> _What is asked_
Quote all of the data that follows exactly as written, skipping the images.

____________________

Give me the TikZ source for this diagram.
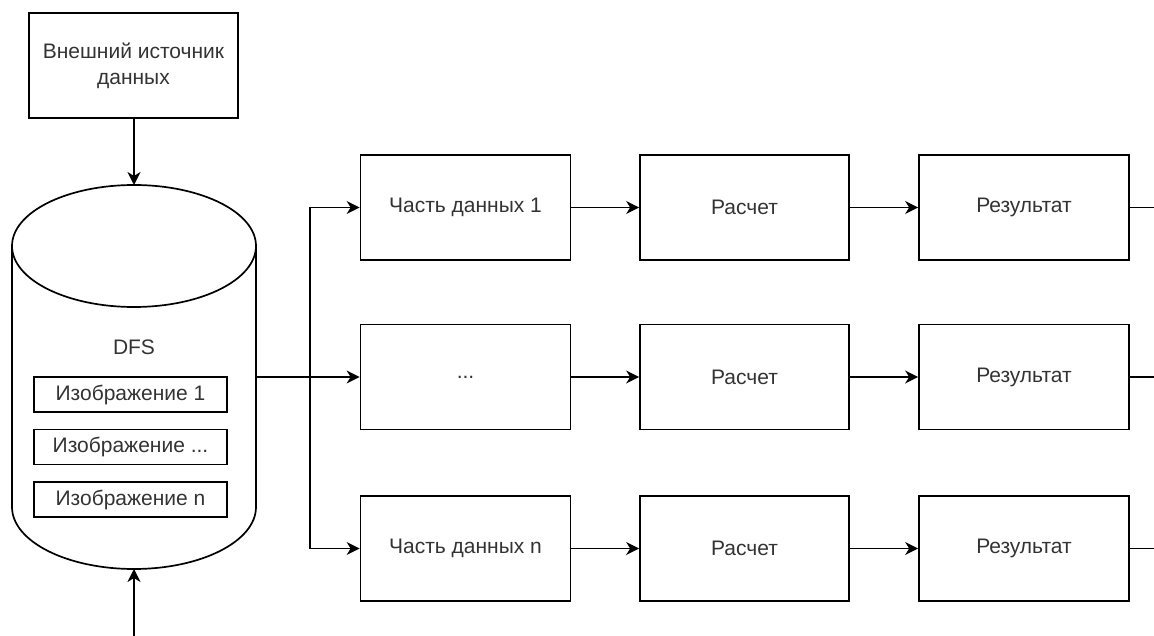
\documentclass[tikz,border=0pt]{standalone}
\usepackage{fontspec}
\setmainfont{Liberation Sans}
\usetikzlibrary{arrows.meta}
\definecolor{txt}{HTML}{333333}
\begin{document}
\begin{tikzpicture}[x=1pt,y=-1pt,
  line width=1.7pt,
  lbl/.style={text=txt,font=\fontsize{21}{26}\selectfont},
  box/.style={draw,lbl,inner sep=0pt,minimum width=210pt,minimum height=105pt,align=center},
  imgbox/.style={draw,lbl,inner sep=0pt,minimum width=193pt,minimum height=35pt},
  arr/.style={-{Stealth[length=13pt,width=13pt,inset=4pt]}}]
\useasboundingbox (0,0) rectangle (1154,636);

% external source
\node[box,minimum width=209pt] (src) at (133.5,65.5) {Внешний источник\\данных};

% DFS storage cylinder (node gives the anchors, outline drawn by hand)
\node[minimum width=244pt,minimum height=384pt,inner sep=0pt,outer sep=0pt] (dfs) at (134,377) {};
\draw (134,246) ellipse [x radius=122pt,y radius=61pt];
\draw (12,246) -- (12,507) arc [start angle=180,end angle=360,x radius=122pt,y radius=62pt] -- (256,246);
\node[lbl] (dfslbl) at (134,347) {DFS};
\node[imgbox] (img1) at (130.5,394.5) {Изображение 1};
\node[imgbox] (img2) at (130.5,447) {Изображение ...};
\node[imgbox] (img3) at (130.5,499.5) {Изображение n};

% processing rows
\node[box] (p1) at (465.5,207.5) {Часть данных 1};
\node[box] (p2) at (465.5,377) {...};
\node[box] (p3) at (465.5,548.5) {Часть данных n};
\node[box,minimum width=209pt] (c1) at (744.5,207.5) {Расчет};
\node[box,minimum width=209pt] (c2) at (744.5,377) {Расчет};
\node[box,minimum width=209pt] (c3) at (744.5,548.5) {Расчет};
\node[box] (r1) at (1024,207.5) {Результат};
\node[box] (r2) at (1024,377) {Результат};
\node[box] (r3) at (1024,548.5) {Результат};

\coordinate (o1) at (1154,207.5);
\coordinate (o2) at (1154,377);
\coordinate (o3) at (1154,548.5);
\coordinate (feed) at (134,636);

% connectors
\draw[arr] (src.south -| dfs.north) -- (dfs.north);
\draw[arr] (feed) -- (dfs.south);
\draw[arr] (dfs.east) -- (p2.west);
\draw[arr] (dfs.east) -- ++(54,0) |- (p1.west);
\draw[arr] (dfs.east) -- ++(54,0) |- (p3.west);
\foreach \i in {1,2,3}{
  \draw[arr] (p\i.east) -- (c\i.west);
  \draw[arr] (c\i.east) -- (r\i.west);
  \draw (r\i.east) -- (o\i);
}
\end{tikzpicture}
\end{document}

____________________

> _Result_
Give me the TikZ source for this diagram.
\documentclass[tikz,border=0pt]{standalone}
\usepackage{fontspec}
\setmainfont{Liberation Sans}
\usetikzlibrary{arrows.meta}
\definecolor{txt}{HTML}{333333}
\begin{document}
\begin{tikzpicture}[x=1pt,y=-1pt,
  line width=1.7pt,
  lbl/.style={text=txt,font=\fontsize{21}{26}\selectfont},
  box/.style={draw,lbl,inner sep=0pt,minimum width=210pt,minimum height=105pt,align=center},
  imgbox/.style={draw,lbl,inner sep=0pt,minimum width=193pt,minimum height=35pt},
  arr/.style={-{Stealth[length=13pt,width=13pt,inset=4pt]}}]
\useasboundingbox (0,0) rectangle (1154,636);

% external source
\node[box,minimum width=209pt] (src) at (133.5,65.5) {Внешний источник\\данных};

% DFS storage cylinder (node gives the anchors, outline drawn by hand)
\node[minimum width=244pt,minimum height=384pt,inner sep=0pt,outer sep=0pt] (dfs) at (134,377) {};
\draw (134,246) ellipse [x radius=122pt,y radius=61pt];
\draw (12,246) -- (12,507) arc [start angle=180,end angle=360,x radius=122pt,y radius=62pt] -- (256,246);
\node[lbl] (dfslbl) at (134,347) {DFS};
\node[imgbox] (img1) at (130.5,394.5) {Изображение 1};
\node[imgbox] (img2) at (130.5,447) {Изображение ...};
\node[imgbox] (img3) at (130.5,499.5) {Изображение n};

% processing rows
\node[box] (p1) at (465.5,207.5) {Часть данных 1};
\node[box] (p2) at (465.5,377) {...};
\node[box] (p3) at (465.5,548.5) {Часть данных n};
\node[box,minimum width=209pt] (c1) at (744.5,207.5) {Расчет};
\node[box,minimum width=209pt] (c2) at (744.5,377) {Расчет};
\node[box,minimum width=209pt] (c3) at (744.5,548.5) {Расчет};
\node[box] (r1) at (1024,207.5) {Результат};
\node[box] (r2) at (1024,377) {Результат};
\node[box] (r3) at (1024,548.5) {Результат};

\coordinate (o1) at (1154,207.5);
\coordinate (o2) at (1154,377);
\coordinate (o3) at (1154,548.5);
\coordinate (feed) at (134,636);

% connectors
\draw[arr] (src.south -| dfs.north) -- (dfs.north);
\draw[arr] (feed) -- (dfs.south);
\draw[arr] (dfs.east) -- (p2.west);
\draw[arr] (dfs.east) -- ++(54,0) |- (p1.west);
\draw[arr] (dfs.east) -- ++(54,0) |- (p3.west);
\foreach \i in {1,2,3}{
  \draw[arr] (p\i.east) -- (c\i.west);
  \draw[arr] (c\i.east) -- (r\i.west);
  \draw (r\i.east) -- (o\i);
}
\end{tikzpicture}
\end{document}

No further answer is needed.